Truthfully, I thought Adam Morrison was going to be a legitimate star in the NBA. Every generation of NBA fans yearns to have an awkward white person to cheer on and I just assumed like lots of others that Morrison was the next Larry Bird. The ridiculous shooting, the facial hair, the “custodial engineer” sort of creepiness…he had it all! Jimmer just isn’t that much of a redneck and not even his kinda sorta endorsement for Daily Bread in this town makes him awkward enough. Take what I predict with a grain of salt though because I was convinced Jamarcus Russell would pan out. Of the millions of football fans out there, I’m the one doofus that decided to be a contrarian. You don’t have to be a genius to play QB in the NFL!

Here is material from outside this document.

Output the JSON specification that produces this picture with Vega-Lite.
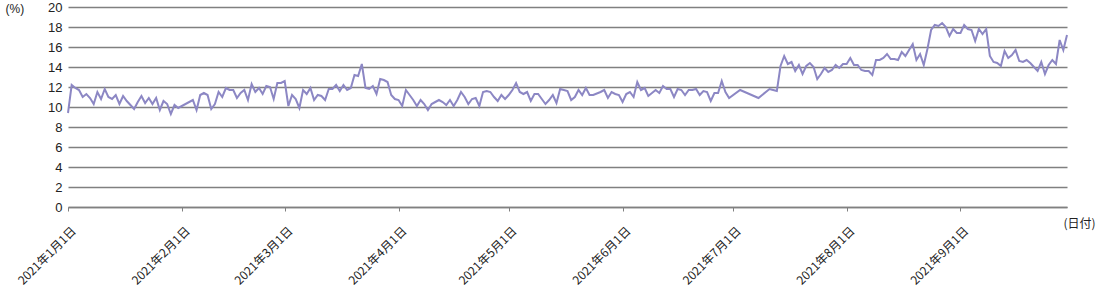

(Yes, I said the exact same thing about Jeff George once. I never learn.)
I’m not so sure if the Jets will implode because of Tebow so much as they will implode because of Mark Sanchez. They’re probably every bit as overrated as we were under Gruden, but Rich Gannon was often the glue that held those teams together. Let me ask you this though as a Denver fan: do you get the feeling that this whole Manning thing could be a ticking timebomb that may end at any moment? Maybe I’m looking at this the same way I looked at things when Manny Ramirez signed with the Dodgers. I had the mentality as a rival fan that “well that’s the final piece of the puzzle for them, they’ll get at least one more title”. In that case though, LA ran into a Phillies squad that was probably better up and down their roster, so I have that hope I guess.
Allow me to answer a question you asked me last week that I have been mulling over. Would I trade the Seahawks for the Chiefs in the AFC West? One of the many laughs I have shared with your fellow team’s fans is the following statement: “hey, it could be worse, you could be the Chiefs.” And you know it’s true, because I’ve become convinced over the years that KC would rather beat us twice a year than win the Super Bowl. It’s kind of like Ute football during the Lovat/Howard/Stobart/Fassel dark ages. You beat BYU and lose to everyone else, people will be happy and graduate with degrees or something. And how is Kansas City not considered the fattest city in America? I’m sure that the grand total of four days I spent there isn’t enough to judge, but I couldn’t help but notice that Kansas City Kansans and Kansas City Missourians like to eat. Don’t get me wrong I like to eat, just not quite that much.
Hey, you know what you don’t see much of anymore? Bandwagon Atlanta Braves fans. Thought I’d point that little bit of 90s culture out to you.